A uno le tocó nacer en Argentina y se enteró de que existía el Barcelona cuando ya había pisado una cancha de tablones, había dialogado con su viejo de las verdades profundas de la vida (esto es, de qué cuadro hacerse hincha) y se había enamorado definitivamente de unos colores. Muy tarde supimos que en España hay unos tipos que salen campeones a cada rato y se hacen panzadas de fútbol.
Es que este Barcelona campeón, al igual que el del año anterior, y el otro, y el de aquella Champions y aquel Mundial de Clubes (póngale el año que quiera porque son todos iguales), es un lujo. Va a ser difícil recordar una delantera tan potente como esta: Messi, el muñequito de Playstation que todos quisiéramos manejar, pero de carne y hueso; Suárez, verdadero animal del área, con garra y fútbol, por más que a veces se le salte la cadena; y Neymar, hábil, pícaro, desenfadado y con gol.
Pero también tiene a Iniesta, un cerebro que enseña el valor de pensar antes de hacer (y qué bien que piensa); a Busquets, que da clases de cómo ser número 5; a Mascherano, el corajudo con el que todos nos animamos a ir a la guerra; y a Piqué, elegancia y efectividad desde el fondo (y encima conquistó a Shakira). Además, el equipo hace culto del juego prolijo, cuida la pelota, golea y juega el fútbol que le gusta a la gente.

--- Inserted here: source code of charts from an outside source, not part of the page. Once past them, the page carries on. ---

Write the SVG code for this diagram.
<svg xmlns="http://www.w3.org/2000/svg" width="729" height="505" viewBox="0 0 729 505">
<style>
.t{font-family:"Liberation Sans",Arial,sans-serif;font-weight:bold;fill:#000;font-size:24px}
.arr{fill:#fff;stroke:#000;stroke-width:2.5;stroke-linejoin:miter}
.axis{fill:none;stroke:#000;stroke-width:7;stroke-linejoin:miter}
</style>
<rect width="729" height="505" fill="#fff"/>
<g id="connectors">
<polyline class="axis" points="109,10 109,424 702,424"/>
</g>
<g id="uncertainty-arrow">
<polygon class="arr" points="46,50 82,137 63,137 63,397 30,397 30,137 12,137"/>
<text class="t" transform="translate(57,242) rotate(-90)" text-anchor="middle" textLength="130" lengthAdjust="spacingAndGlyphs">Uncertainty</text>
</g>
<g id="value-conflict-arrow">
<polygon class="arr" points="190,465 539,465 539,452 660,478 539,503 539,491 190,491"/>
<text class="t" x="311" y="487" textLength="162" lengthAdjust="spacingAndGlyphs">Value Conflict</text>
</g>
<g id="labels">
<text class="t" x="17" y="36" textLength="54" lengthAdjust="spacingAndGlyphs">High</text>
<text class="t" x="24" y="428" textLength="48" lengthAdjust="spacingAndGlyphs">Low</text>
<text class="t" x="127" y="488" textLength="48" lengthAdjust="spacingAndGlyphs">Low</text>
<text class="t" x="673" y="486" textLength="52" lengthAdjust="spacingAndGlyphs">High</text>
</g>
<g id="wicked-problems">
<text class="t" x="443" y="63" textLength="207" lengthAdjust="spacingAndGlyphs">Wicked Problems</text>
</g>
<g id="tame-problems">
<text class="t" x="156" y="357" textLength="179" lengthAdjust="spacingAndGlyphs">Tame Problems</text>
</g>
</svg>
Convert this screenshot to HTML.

Y encima reivindica a toda una región y es el símbolo de la resistencia a las dictaduras. Mantiene el estilo y la identidad.
Es cierto, enfrenta a rivales débiles, culpa de una Liga con cuestionables criterios de reparto de ingresos que hacen que dos se lleven todo y los otros 18 sean meras comparsas. Pero no es culpa del Barsa.
Lo bueno es que podemos verlo por TV y ser felices 90 minutos. Para sufrir con nuestro equipo de siempre tenemos toda la semana.